Foster and Toora Medical Centre
IT’S been awhile since the last article (and thanks for the prompt by a few readers!). I guess similar to the rest of you, we too get fatigued by the pandemic and all its spin-off subjects. Although of course now, if the pandemic doesn’t fatigue you, then certainly the election and politics will!
But before we get into COVID again, lets’ talk about flu.
The Medical Centre successfully delivered over 950 vaccinations through the drive-through Saturday clinics over 3 consecutive weeks. The weather gods were kind as were Rotary and Lions supplying BBQ refreshments in the waiting area carpark. We have now given over 1400 in 4 weeks to the ‘over 65s’ in 4 weeks which compares favourably to last year when we gave 1400 in the whole year. If you haven’t had yours, book in through the medical centre. We are doing mini flu sessions at the clinic as well as opportunistic vaccinations with consults. Some respected authorities are (again..) predicting a bad flu season.
COVID is of course rife in Australia at present. I suspect everyone knows someone who has or has themselves had COVID now.
Presenting a COVID-19 clinical update at the RACP Congress last Friday, ATAGI co-chair Professor Allen Cheng estimated 40% of the Australian population had contracted COVID-19 in the “last couple of months”.
“There aren’t many overseas countries that have more COVID-19 than we have at the moment,” he said.
We need to be careful in analysing what is being said (and not said) however.
For example, from ATAGI, this sounds bad: “The latest statistics, from the University of Oxford tracker, show Australia is recording 1764 cases per million people a day, making it the highest known COVID-19 case rate globally”. But the important emphasis is in the words ‘highest known’, as many countries have given up reporting cases.
Never-the-less, this is sobering news for a country who did so well earlier in preventing widespread transmission and deaths.
He went on: “The mortality rate from the virus is also high, with the nation now averaging 38 deaths each day, equating to about 1.5 deaths per million people”. Although what he doesn’t say is the case/fatality ratio in Australia is about 10% of the rate in the USA, that due to vaccination rates and initial good health care measures, Australia’s death rates are amongst the lowest in the world. We are also finally seeing the new antivirals impacting favourably in treatments.
All of this should help prevent any form of complacency or feeling that we are on top of the virus.

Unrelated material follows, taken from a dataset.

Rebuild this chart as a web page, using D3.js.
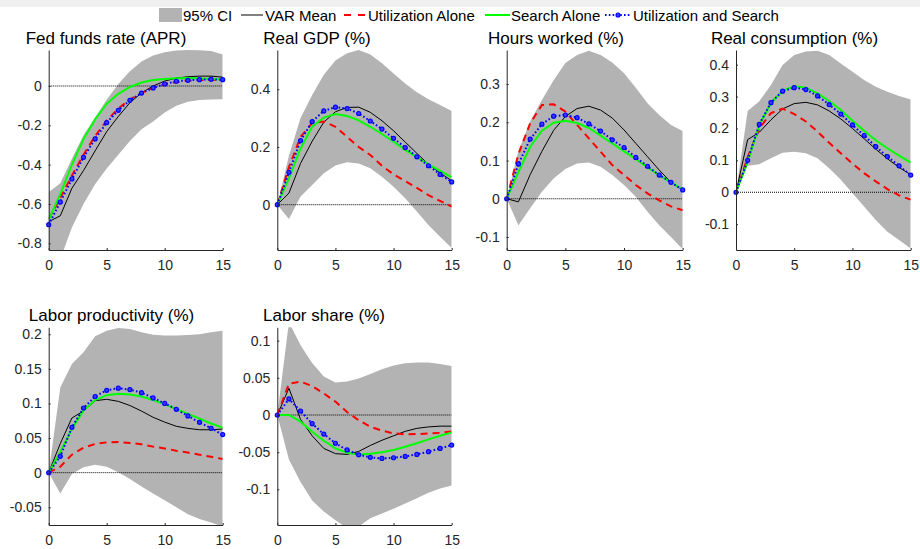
<!DOCTYPE html>
<html lang="en">
<head>
<meta charset="UTF-8">
<title>Impulse responses</title>
<style>
    body { margin: 0; background: #fff; }
    svg { display: block; font-family: "Liberation Sans", Arial, Helvetica, sans-serif; }
</style>
</head>
<body>
<svg width="920" height="549"></svg>

<script src="https://d3js.org/d3.v7.min.js"></script>
<script>

    // quarters after the shock
    let horizon = [0, 1, 2, 3, 4, 5, 6, 7, 8, 9, 10, 11, 12, 13, 14, 15]
    let xTicks = [0, 5, 10, 15]

    // Fed funds rate (APR)
    let ffrLower  = [-0.95, -0.88, -0.72, -0.60, -0.50, -0.42, -0.35, -0.28, -0.22, -0.18, -0.135, -0.10, -0.08, -0.071, -0.069, -0.068]
    let ffrUpper  = [-0.54, -0.495, -0.37, -0.25, -0.16, -0.07, 0.01, 0.075, 0.125, 0.155, 0.172, 0.18, 0.183, 0.182, 0.178, 0.16]
    let ffrVar    = [-0.69, -0.66, -0.52, -0.43, -0.33, -0.232, -0.155, -0.085, -0.035, 0.0, 0.025, 0.04, 0.047, 0.05, 0.05, 0.045]
    let ffrUtil   = [-0.675, -0.57, -0.455, -0.35, -0.255, -0.175, -0.115, -0.068, -0.035, -0.01, 0.008, 0.02, 0.027, 0.03, 0.031, 0.031]
    let ffrSearch = [-0.68, -0.55, -0.40, -0.27, -0.17, -0.09, -0.04, -0.005, 0.018, 0.03, 0.036, 0.039, 0.04, 0.038, 0.036, 0.033]
    let ffrBoth   = [-0.705, -0.59, -0.473, -0.363, -0.269, -0.186, -0.124, -0.073, -0.036, -0.01, 0.01, 0.024, 0.029, 0.032, 0.034, 0.032]

    // Real GDP (%)
    let gdpLower  = [0, -0.05, 0.028, 0.068, 0.109, 0.136, 0.147, 0.143, 0.126, 0.097, 0.062, 0.022, -0.024, -0.07, -0.111, -0.15]
    let gdpUpper  = [0, 0.17, 0.30, 0.38, 0.45, 0.50, 0.525, 0.536, 0.52, 0.49, 0.455, 0.42, 0.39, 0.365, 0.345, 0.325]
    let gdpVar    = [0, 0.04, 0.143, 0.22, 0.286, 0.322, 0.337, 0.338, 0.32, 0.291, 0.256, 0.217, 0.178, 0.14, 0.11, 0.083]
    let gdpUtil   = [0, 0.13, 0.235, 0.283, 0.288, 0.27, 0.235, 0.2, 0.172, 0.135, 0.105, 0.082, 0.058, 0.033, 0.013, -0.007]
    let gdpSearch = [0, 0.091, 0.195, 0.27, 0.302, 0.314, 0.307, 0.292, 0.27, 0.245, 0.218, 0.19, 0.165, 0.14, 0.117, 0.095]
    let gdpBoth   = [0, 0.112, 0.222, 0.288, 0.325, 0.338, 0.333, 0.316, 0.29, 0.262, 0.23, 0.198, 0.166, 0.135, 0.105, 0.079]

    // Hours worked (%)
    let hrsLower  = [0, -0.069, -0.025, 0.018, 0.053, 0.078, 0.092, 0.095, 0.084, 0.062, 0.036, 0.005, -0.034, -0.069, -0.1, -0.132]
    let hrsUpper  = [0, 0.125, 0.203, 0.258, 0.31, 0.355, 0.376, 0.387, 0.376, 0.356, 0.328, 0.29, 0.25, 0.219, 0.193, 0.177]
    let hrsVar    = [0, -0.008, 0.063, 0.124, 0.179, 0.215, 0.236, 0.242, 0.232, 0.211, 0.18, 0.145, 0.11, 0.075, 0.043, 0.022]
    let hrsUtil   = [0, 0.117, 0.197, 0.245, 0.247, 0.228, 0.193, 0.158, 0.123, 0.088, 0.062, 0.036, 0.014, -0.004, -0.02, -0.03]
    let hrsSearch = [0, 0.07, 0.136, 0.178, 0.199, 0.204, 0.198, 0.185, 0.165, 0.145, 0.124, 0.104, 0.082, 0.062, 0.043, 0.025]
    let hrsBoth   = [0, 0.091, 0.156, 0.195, 0.216, 0.219, 0.212, 0.196, 0.177, 0.154, 0.134, 0.108, 0.085, 0.062, 0.043, 0.023]

    // Real consumption (%)
    let conLower  = [0, 0.083, 0.088, 0.107, 0.124, 0.127, 0.122, 0.107, 0.075, 0.039, -0.003, -0.045, -0.087, -0.124, -0.15, -0.176]
    let conUpper  = [0, 0.255, 0.285, 0.336, 0.399, 0.43, 0.441, 0.444, 0.43, 0.404, 0.378, 0.352, 0.331, 0.315, 0.302, 0.291]
    let conVar    = [0, 0.165, 0.188, 0.227, 0.261, 0.278, 0.282, 0.274, 0.255, 0.23, 0.2, 0.168, 0.135, 0.105, 0.078, 0.055]
    let conUtil   = [0, 0.11, 0.2, 0.248, 0.262, 0.245, 0.222, 0.19, 0.155, 0.122, 0.09, 0.06, 0.034, 0.01, -0.01, -0.023]
    let conSearch = [0, 0.095, 0.21, 0.28, 0.318, 0.332, 0.328, 0.31, 0.286, 0.258, 0.224, 0.193, 0.163, 0.138, 0.115, 0.093]
    let conBoth   = [0, 0.1, 0.213, 0.281, 0.317, 0.328, 0.322, 0.302, 0.275, 0.245, 0.211, 0.178, 0.143, 0.112, 0.083, 0.054]

    // Labor productivity (%)
    let lpLower  = [0, -0.03, -0.002, 0.0077, 0.0116, 0.0087, 0.0005, -0.009, -0.02, -0.03, -0.04, -0.05, -0.06, -0.067, -0.072, -0.078]
    let lpUpper  = [0, 0.123, 0.157, 0.174, 0.197, 0.205, 0.209, 0.2076, 0.203, 0.1994, 0.198, 0.198, 0.199, 0.2, 0.203, 0.205]
    let lpVar    = [0, 0.042, 0.079, 0.089, 0.104, 0.106, 0.103, 0.097, 0.089, 0.08, 0.073, 0.067, 0.064, 0.062, 0.062, 0.063]
    let lpUtil   = [0, 0.0087, 0.026, 0.036, 0.0414, 0.0438, 0.0443, 0.043, 0.041, 0.0376, 0.035, 0.0318, 0.029, 0.026, 0.023, 0.0197]
    let lpSearch = [0, 0.03, 0.063, 0.09, 0.105, 0.112, 0.114, 0.113, 0.11, 0.105, 0.099, 0.092, 0.085, 0.078, 0.071, 0.065]
    let lpBoth   = [0, 0.0236, 0.0655, 0.0934, 0.11, 0.119, 0.122, 0.12, 0.1156, 0.108, 0.1, 0.0915, 0.082, 0.0727, 0.064, 0.055]

    // Labor share (%)
    let lsLower  = [0, -0.06, -0.09, -0.115, -0.13, -0.1415, -0.152, -0.15, -0.139, -0.1325, -0.126, -0.119, -0.112, -0.1047, -0.099, -0.095]
    let lsUpper  = [0, 0.125, 0.094, 0.07, 0.0517, 0.0436, 0.045, 0.049, 0.055, 0.0615, 0.0665, 0.0696, 0.0705, 0.0705, 0.0687, 0.066]
    let lsVar    = [0, 0.036, -0.006, -0.028, -0.045, -0.052, -0.053, -0.049, -0.041, -0.034, -0.028, -0.022, -0.018, -0.016, -0.015, -0.015]
    let lsUtil   = [0, 0.042, 0.045, 0.039, 0.029, 0.018, 0.004, -0.007, -0.0157, -0.021, -0.0247, -0.026, -0.0256, -0.025, -0.024, -0.022]
    let lsSearch = [0, 0, -0.009, -0.0225, -0.0346, -0.045, -0.0508, -0.053, -0.052, -0.05, -0.047, -0.0427, -0.038, -0.0328, -0.028, -0.0234]
    let lsBoth   = [0, 0.0216, 0.0054, -0.0117, -0.0256, -0.038, -0.047, -0.0535, -0.057, -0.0584, -0.0575, -0.0557, -0.053, -0.0494, -0.045, -0.0404]

    let legendLabels = ['95% CI', 'VAR Mean', 'Utilization Alone', 'Search Alone', 'Utilization and Search']

    // line styles for the four model lines
    let styles = {
        var:    {stroke: '#000000', width: 1,   dash: null},
        util:   {stroke: '#ff0000', width: 2,   dash: '7,5'},
        search: {stroke: '#00ff00', width: 2,   dash: null},
        both:   {stroke: '#0000ff', width: 2,   dash: '1.6,2.2'}
    }

    let panels = [
        {title: 'Fed funds rate (APR)', tx: 106, ty: 44, left: 48.7, right: 222.7, top: 50, bottom: 250,
         yDomain: [-0.834, 0.183], yTicks: [-0.8, -0.6, -0.4, -0.2, 0],
         lower: ffrLower, upper: ffrUpper, var: ffrVar, util: ffrUtil, search: ffrSearch, both: ffrBoth},
        {title: 'Real GDP (%)', tx: 317, ty: 44, left: 277.3, right: 451.7, top: 50, bottom: 250,
         yDomain: [-0.157, 0.536], yTicks: [0, 0.2, 0.4],
         lower: gdpLower, upper: gdpUpper, var: gdpVar, util: gdpUtil, search: gdpSearch, both: gdpBoth},
        {title: 'Hours worked (%)', tx: 556, ty: 44, left: 506.7, right: 682.7, top: 50, bottom: 250,
         yDomain: [-0.134, 0.389], yTicks: [-0.1, 0, 0.1, 0.2, 0.3],
         lower: hrsLower, upper: hrsUpper, var: hrsVar, util: hrsUtil, search: hrsSearch, both: hrsBoth},
        {title: 'Real consumption (%)', tx: 794.5, ty: 44, left: 736, right: 910.7, top: 50, bottom: 250,
         yDomain: [-0.181, 0.446], yTicks: [-0.1, 0, 0.1, 0.2, 0.3, 0.4],
         lower: conLower, upper: conUpper, var: conVar, util: conUtil, search: conSearch, both: conBoth},
        {title: 'Labor productivity (%)', tx: 111.5, ty: 321, left: 48.7, right: 222.7, top: 327.3, bottom: 525,
         yDomain: [-0.0756, 0.21], yTicks: [-0.05, 0, 0.05, 0.1, 0.15, 0.2],
         lower: lpLower, upper: lpUpper, var: lpVar, util: lpUtil, search: lpSearch, both: lpBoth},
        {title: 'Labor share (%)', tx: 324, ty: 321, left: 277.3, right: 451.7, top: 327.3, bottom: 525,
         yDomain: [-0.148, 0.118], yTicks: [-0.1, -0.05, 0, 0.05, 0.1],
         lower: lsLower, upper: lsUpper, var: lsVar, util: lsUtil, search: lsSearch, both: lsBoth}
    ]

    let svg = d3.select('svg')
    let defs = svg.append('defs')

    // thin light strip along the top edge
    svg.append('rect').attr('x', 0).attr('y', 0).attr('width', 920).attr('height', 7).attr('fill', '#f0f0f0')

    panels.forEach(drawPanel)
    drawLegend()

    function drawPanel(p, i) {
        let x = d3.scaleLinear().domain([0, 15]).range([p.left, p.right])
        let y = d3.scaleLinear().domain(p.yDomain).range([p.bottom, p.top])

        defs.append('clipPath').attr('id', 'clip' + i)
            .append('rect')
            .attr('x', p.left).attr('y', p.top)
            .attr('width', p.right - p.left).attr('height', p.bottom - p.top)

        let g = svg.append('g')
        let plot = g.append('g').attr('clip-path', 'url(#clip' + i + ')')

        // confidence band
        let area = d3.area()
            .x(function (d, j) { return x(horizon[j]) })
            .y0(function (d) { return y(d[0]) })
            .y1(function (d) { return y(d[1]) })
        plot.append('path')
            .datum(d3.zip(p.lower, p.upper))
            .attr('d', area)
            .attr('fill', '#b3b3b3')

        // zero reference
        plot.append('line')
            .attr('x1', x(0)).attr('x2', x(15))
            .attr('y1', y(0)).attr('y2', y(0))
            .attr('stroke', '#000').attr('stroke-width', 1)
            .attr('stroke-dasharray', '1,1')

        let line = d3.line()
            .x(function (d, j) { return x(horizon[j]) })
            .y(function (d) { return y(d) })

        ;['var', 'util', 'search', 'both'].forEach(function (key) {
            let s = styles[key]
            plot.append('path')
                .datum(p[key])
                .attr('d', line)
                .attr('fill', 'none')
                .attr('stroke', s.stroke)
                .attr('stroke-width', s.width)
                .attr('stroke-dasharray', s.dash)
        })

        // markers for the combined model
        g.append('g')
            .selectAll('circle')
            .data(p.both)
            .enter()
            .append('circle')
            .attr('cx', function (d, j) { return x(horizon[j]) })
            .attr('cy', function (d) { return y(d) })
            .attr('r', 2)
            .attr('fill', '#3a3aff')
            .attr('stroke', '#0000ff')
            .attr('stroke-width', 1.2)

        // axes
        let yAxis = d3.axisLeft(y)
            .tickValues(p.yTicks)
            .tickSize(-2)
            .tickSizeOuter(0)
            .tickPadding(7)
            .tickFormat(function (d) { return String(+d.toFixed(2)) })
        let xAxis = d3.axisBottom(x)
            .tickValues(xTicks)
            .tickSize(-2)
            .tickSizeOuter(0)
            .tickPadding(10)
            .tickFormat(function (d) { return String(d) })

        let ya = g.append('g')
            .attr('transform', 'translate(' + p.left + ',0)')
            .call(yAxis)
        let xa = g.append('g')
            .attr('transform', 'translate(0,' + p.bottom + ')')
            .call(xAxis)

        ;[ya, xa].forEach(function (a) {
            a.attr('font-family', null).attr('font-size', 14)
            a.select('.domain').attr('stroke', '#262626')
            a.selectAll('.tick line').attr('stroke', '#262626')
            a.selectAll('.tick text').attr('fill', '#262626')
        })

        g.append('text')
            .attr('x', p.tx).attr('y', p.ty)
            .attr('text-anchor', 'middle')
            .attr('font-size', 17)
            .attr('fill', '#000')
            .text(p.title)
    }

    function drawLegend() {
        let lg = svg.append('g').attr('font-size', 15)
        let cy = 15

        // 95% CI
        lg.append('rect').attr('x', 159).attr('y', 8).attr('width', 23).attr('height', 14).attr('fill', '#b3b3b3')
        lg.append('text').attr('x', 183).attr('y', 20.5).text(legendLabels[0])

        // VAR Mean
        lg.append('line').attr('x1', 241).attr('x2', 263).attr('y1', cy).attr('y2', cy)
            .attr('stroke', styles.var.stroke).attr('stroke-width', 1)
        lg.append('text').attr('x', 265).attr('y', 20.5).text(legendLabels[1])

        // Utilization Alone
        lg.append('line').attr('x1', 344).attr('x2', 366).attr('y1', cy).attr('y2', cy)
            .attr('stroke', styles.util.stroke).attr('stroke-width', 2).attr('stroke-dasharray', '7,7')
        lg.append('text').attr('x', 368).attr('y', 20.5).text(legendLabels[2])

        // Search Alone
        lg.append('line').attr('x1', 485).attr('x2', 510).attr('y1', cy).attr('y2', cy)
            .attr('stroke', styles.search.stroke).attr('stroke-width', 2)
        lg.append('text').attr('x', 511).attr('y', 20.5).text(legendLabels[3])

        // Utilization and Search
        lg.append('line').attr('x1', 605).attr('x2', 631).attr('y1', cy).attr('y2', cy)
            .attr('stroke', styles.both.stroke).attr('stroke-width', 2).attr('stroke-dasharray', styles.both.dash)
        lg.append('circle').attr('cx', 618).attr('cy', cy).attr('r', 2)
            .attr('fill', '#3a3aff').attr('stroke', '#0000ff').attr('stroke-width', 1.2)
        lg.append('text').attr('x', 633).attr('y', 20.5).text(legendLabels[4])
    }

</script>
</body>
</html>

To put that death number in some sort of context, and to illustrate how immune we have got to the figures, I like this analogy: a Boeing 737-800, which is the most common domestic plane used in Australia, carries 184 passengers and crew.
So, we’re reporting more than a 737 crashing every week. And yes, that airplane is full of older people (for we all know most younger vaccinated people only suffer a mild-moderate flu-like illness), but still, that is a full 737 of premature deaths and should really still make us stop and think.
So far, some 7600 Australians have died from COVID-19, according to Department of Health figures and more than twice as many deaths were recorded this year than in the previous two years, according to the Australian Bureau of Statistics.
In January, doctor-certified deaths due to COVID-19 were the second most common cause of death after cancer. The message is that omicron may be a milder version but it still kills.
There is little doubt that without vaccinations we would be seeing more deaths than we are. Yes they were developed for delta not omicron, and yes they are not great at preventing people getting COVID, but the figures certainly support the fact that they are preventing a lot of the serious consequences of getting COVID. How different would the local Probus cluster have turned out prior to vaccinations? Be sceptical when the politicians say that we have ‘world leading’ vaccination rates. On the world table we are respectable, but not in any analysis world leaders! Nationally, close to 95.6% of people aged 16 or over have received at least two doses of a COVID-19 vaccine. And more than 80.3% of adolescents aged 12 to 15 years have received two doses of a COVID-19 vaccine. Close to 53% of children aged 5 to 11 years have received their first dose of a COVID-19 vaccine, and nearly 38% have now received two doses. Good numbers but not world-leading at all.
So what can you do with winter coming?
Apart from getting the flu shot, and ensuring you’ve had your booster shot, if you are eligible, get the winter COVID dose. This is a 4th dose, 4 months after the booster (3rd) dose (or from 3 months after a confirmed COVID infection,). Only certain groups are eligible at present:
- people 65 years or older
- residents of an aged care or disability care facility
- people who are severely immunocompromised
- Aboriginal and Torres Strait Islander peoples aged 50 years and older. And be careful. Consider measures to limit exposure particularly if you are elderly or infirm. Masks may be not mandated widely any more but are a simple measure to help protect you. Resist the temptation to become complacent.